El común denominador del Centro de Reparación y Mantenimiento de Instrumentos en Cartagena es el aserrín. En este lugar se encuentran diversas generaciones que trabajan por el bienestar del arte.

Álvaro Tinjacá
07 de enero de 2014 - 11:35 p. m.
Los niños y jóvenes aprecian el trabajo en el Centro de Reparación y Mantenimiento de Instrumentos Musicales./ Carlos Pineda
Los niños y jóvenes aprecian el trabajo en el Centro de Reparación y Mantenimiento de Instrumentos Musicales./ Carlos Pineda

Al caminar por las pintorescas calles del sector de Getsemaní, cerca a la Plaza de la Trinidad y justo al lado de las casas en las que las familias escuchan son cubano a todo volumen, usted se puede sorprender al encontrar la Escuela Taller de Cartagena, un lugar en el que funciona el Centro de Reparación y Mantenimiento de Instrumentos Musicales.

Los niños cogen un tambor, golpean el cuero y, sin pensarlo, repiten el ritual que hizo grande a su raza, una música tan sabrosa que lleva años poniendo a bailar al mundo entero. El maestro los observa y pacientemente va enredando una cabuya para ponerla en el marco de una nueva tambora. “Desde antes de que llegaran los barcos negreros ya los indios hacían música con lo que la naturaleza les daba”, dice Gabriel Torres Groso, de los Gaiteros de San Jacinto.

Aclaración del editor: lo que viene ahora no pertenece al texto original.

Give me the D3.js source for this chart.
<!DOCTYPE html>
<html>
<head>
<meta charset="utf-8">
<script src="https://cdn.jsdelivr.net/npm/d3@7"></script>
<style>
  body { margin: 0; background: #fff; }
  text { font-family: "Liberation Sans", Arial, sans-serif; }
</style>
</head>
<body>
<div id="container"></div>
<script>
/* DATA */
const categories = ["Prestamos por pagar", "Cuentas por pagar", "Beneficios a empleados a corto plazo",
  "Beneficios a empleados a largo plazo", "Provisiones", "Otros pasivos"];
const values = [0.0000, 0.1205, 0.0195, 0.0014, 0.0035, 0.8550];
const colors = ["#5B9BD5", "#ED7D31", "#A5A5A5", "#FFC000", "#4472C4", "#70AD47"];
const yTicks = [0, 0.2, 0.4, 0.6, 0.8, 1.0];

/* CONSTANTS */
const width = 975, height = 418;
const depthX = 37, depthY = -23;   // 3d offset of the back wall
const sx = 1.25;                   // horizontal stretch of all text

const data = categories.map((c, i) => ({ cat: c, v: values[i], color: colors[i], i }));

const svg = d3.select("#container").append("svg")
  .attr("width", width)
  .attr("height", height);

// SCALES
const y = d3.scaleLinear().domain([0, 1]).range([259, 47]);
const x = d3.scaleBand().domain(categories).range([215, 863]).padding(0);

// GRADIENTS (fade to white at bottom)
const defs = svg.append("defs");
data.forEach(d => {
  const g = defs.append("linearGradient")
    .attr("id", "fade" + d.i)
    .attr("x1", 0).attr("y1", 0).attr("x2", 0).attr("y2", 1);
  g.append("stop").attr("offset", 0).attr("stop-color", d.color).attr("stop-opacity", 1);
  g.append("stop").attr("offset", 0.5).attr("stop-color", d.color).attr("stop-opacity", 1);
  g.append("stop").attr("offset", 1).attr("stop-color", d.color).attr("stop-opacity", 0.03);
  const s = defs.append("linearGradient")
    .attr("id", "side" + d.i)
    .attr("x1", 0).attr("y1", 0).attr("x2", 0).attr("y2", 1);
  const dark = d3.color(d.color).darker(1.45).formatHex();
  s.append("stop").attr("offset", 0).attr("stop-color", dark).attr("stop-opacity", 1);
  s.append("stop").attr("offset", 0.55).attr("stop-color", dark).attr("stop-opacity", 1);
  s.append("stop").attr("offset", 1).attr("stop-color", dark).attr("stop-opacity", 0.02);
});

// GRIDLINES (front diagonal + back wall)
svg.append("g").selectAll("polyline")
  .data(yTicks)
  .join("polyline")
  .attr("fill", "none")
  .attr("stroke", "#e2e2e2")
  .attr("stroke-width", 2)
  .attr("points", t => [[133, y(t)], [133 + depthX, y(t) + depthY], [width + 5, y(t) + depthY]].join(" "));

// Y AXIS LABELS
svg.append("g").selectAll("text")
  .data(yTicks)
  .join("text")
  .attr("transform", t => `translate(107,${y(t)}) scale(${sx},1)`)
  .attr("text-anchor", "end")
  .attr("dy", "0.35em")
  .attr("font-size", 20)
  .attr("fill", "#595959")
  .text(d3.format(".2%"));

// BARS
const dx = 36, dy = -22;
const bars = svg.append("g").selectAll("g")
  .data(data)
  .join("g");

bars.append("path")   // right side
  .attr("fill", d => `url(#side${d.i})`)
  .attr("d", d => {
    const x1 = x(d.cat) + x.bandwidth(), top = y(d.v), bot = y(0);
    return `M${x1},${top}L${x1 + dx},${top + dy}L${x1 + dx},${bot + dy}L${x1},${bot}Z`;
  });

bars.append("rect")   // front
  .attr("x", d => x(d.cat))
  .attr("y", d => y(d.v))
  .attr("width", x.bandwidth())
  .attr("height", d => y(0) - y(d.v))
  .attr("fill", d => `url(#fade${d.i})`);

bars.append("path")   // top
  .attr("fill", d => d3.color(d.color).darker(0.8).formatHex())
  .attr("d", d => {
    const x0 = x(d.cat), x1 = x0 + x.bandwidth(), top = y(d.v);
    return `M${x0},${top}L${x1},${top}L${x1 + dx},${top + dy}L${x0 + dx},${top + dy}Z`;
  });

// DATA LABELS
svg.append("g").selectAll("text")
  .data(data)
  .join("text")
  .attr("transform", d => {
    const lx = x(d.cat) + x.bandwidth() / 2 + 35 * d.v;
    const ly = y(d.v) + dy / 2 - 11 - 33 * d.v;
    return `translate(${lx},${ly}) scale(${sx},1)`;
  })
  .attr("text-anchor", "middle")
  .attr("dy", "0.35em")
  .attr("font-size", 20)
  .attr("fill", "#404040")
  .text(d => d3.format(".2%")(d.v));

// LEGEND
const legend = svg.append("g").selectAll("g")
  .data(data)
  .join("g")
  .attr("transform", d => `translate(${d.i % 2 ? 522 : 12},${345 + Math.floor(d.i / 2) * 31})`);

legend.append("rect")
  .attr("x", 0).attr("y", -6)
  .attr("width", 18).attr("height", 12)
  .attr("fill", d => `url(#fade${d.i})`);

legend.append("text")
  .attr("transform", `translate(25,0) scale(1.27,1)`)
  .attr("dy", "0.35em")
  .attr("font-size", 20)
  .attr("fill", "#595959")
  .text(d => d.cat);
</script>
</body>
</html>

Desde hace años los invitan a que transmitan su conocimiento ancestral a las nuevas generaciones que asisten a los Centros. “Aquí tengo la esperanza de que algún joven se enamore de la música de su pueblo”. Primero toca los maracones, luego le da golpes al tambor llamador y termina mostrando los palos que se transformarán con mucha paciencia y una buena dosis de magia en una gaita. “Los sacamos de los cactus que crecen en la región de San Jacinto. Siempre nos hemos preocupado por conservar todo lo más original posible, empezando por hacer nuestros propios instrumentos”, cuenta el maestro.

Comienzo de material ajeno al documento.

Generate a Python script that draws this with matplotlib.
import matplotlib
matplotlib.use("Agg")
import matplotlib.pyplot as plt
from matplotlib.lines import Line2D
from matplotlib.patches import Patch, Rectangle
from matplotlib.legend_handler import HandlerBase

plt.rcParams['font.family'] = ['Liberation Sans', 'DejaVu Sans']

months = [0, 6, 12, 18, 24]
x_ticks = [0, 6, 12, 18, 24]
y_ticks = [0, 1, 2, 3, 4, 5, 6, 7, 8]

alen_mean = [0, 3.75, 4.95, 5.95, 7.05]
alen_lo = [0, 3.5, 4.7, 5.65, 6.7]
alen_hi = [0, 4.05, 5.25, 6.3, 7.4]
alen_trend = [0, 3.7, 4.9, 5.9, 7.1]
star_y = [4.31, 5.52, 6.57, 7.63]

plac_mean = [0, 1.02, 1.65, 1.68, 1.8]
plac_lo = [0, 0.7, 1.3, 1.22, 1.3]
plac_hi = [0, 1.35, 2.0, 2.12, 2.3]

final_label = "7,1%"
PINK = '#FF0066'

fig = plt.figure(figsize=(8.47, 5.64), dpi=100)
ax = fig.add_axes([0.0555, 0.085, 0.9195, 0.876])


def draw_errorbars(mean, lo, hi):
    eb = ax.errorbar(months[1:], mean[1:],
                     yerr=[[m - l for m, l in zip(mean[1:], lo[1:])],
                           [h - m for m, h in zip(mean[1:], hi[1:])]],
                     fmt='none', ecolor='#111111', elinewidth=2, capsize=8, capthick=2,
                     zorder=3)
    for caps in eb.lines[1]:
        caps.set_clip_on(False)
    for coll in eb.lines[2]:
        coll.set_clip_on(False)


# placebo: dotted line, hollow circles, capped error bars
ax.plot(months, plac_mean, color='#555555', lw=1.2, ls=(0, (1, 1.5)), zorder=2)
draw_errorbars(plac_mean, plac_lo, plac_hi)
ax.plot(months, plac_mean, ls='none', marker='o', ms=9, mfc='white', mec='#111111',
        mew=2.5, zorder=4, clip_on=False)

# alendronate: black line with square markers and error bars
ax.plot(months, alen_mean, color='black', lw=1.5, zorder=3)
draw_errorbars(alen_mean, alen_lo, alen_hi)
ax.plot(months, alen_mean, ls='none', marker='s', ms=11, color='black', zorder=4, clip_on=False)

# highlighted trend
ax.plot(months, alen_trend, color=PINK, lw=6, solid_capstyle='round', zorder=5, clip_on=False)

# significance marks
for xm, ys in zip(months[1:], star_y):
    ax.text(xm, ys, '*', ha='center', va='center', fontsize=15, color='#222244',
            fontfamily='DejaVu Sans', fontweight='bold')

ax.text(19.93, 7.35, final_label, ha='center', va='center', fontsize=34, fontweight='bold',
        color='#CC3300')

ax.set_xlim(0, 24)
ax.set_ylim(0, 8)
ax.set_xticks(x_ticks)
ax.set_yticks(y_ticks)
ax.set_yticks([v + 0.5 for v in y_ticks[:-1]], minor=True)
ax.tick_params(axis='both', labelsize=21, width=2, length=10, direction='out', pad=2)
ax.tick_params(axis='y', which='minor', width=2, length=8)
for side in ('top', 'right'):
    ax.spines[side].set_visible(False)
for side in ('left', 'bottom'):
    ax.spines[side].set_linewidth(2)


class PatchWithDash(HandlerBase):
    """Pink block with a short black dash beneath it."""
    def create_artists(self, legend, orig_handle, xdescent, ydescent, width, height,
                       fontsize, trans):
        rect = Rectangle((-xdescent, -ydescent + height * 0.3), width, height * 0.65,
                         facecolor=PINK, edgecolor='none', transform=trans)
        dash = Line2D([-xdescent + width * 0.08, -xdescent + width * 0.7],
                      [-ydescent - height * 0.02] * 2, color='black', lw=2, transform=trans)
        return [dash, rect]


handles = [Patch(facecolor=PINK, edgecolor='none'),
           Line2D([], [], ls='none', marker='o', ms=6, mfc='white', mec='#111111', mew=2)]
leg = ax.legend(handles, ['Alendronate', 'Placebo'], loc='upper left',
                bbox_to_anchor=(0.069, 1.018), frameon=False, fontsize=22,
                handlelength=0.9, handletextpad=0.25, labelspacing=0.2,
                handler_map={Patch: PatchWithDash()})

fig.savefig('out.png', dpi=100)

Tal vez Torres Groso se alegrará el día en que se encuentre a Javier Blanco, quien llegó a esas calles coloridas hace un año, como cientos de niños, para aprender a reparar instrumentos. “Era el cantante de la banda de salsa de mi barrio. En el Festival nos trajeron y aquí estoy”, dice Blanco, a quien le quedó sonando el tema de la luthería, y cuando tuvo la oportunidad de desarrollarse como aprendiz del oficio no dudó en tomarla. “Yo le doy gracias a Dios por los instrumentos dañados. Fue por ellos que encontré mi camino”. Su rostro bronceado por el sol del Caribe y sus movimientos despreocupados aún dejan percibir la chispa de quien acaba de dejar la niñez atrás.

Además de Blanco está Natalia Bastidas, una de las pocas mujeres que ejercen la luthería en Colombia. “Creen que es un trabajo pesado, para hombres... pero ser delicada, detallista y tener más tacto lo hace un oficio en el que tenemos ventaja”. Su familia se ha dedicado por cuatro generaciones al oficio. En sus ojos se lee la experiencia de quien tiene secretos heredados del pasado. “Mi familia se dedicó a construir instrumentos de cuerda colombianos, pero yo descubrí mi amor por el violín y el chelo en un taller francés”, concluye Bastidas.

Los Centros, organizados por la Fundación Salvi con el apoyo del Ministerio de Cultura, y Fanny y Luis Carlos Sarmiento Angulo, están abiertos a todos los interesados. Se trata de una invitación a vivir la experiencia de que el aserrín toque los dedos. Sin instrumentos no se podría disfrutar del placer del Festival y sin música la vida sería un error.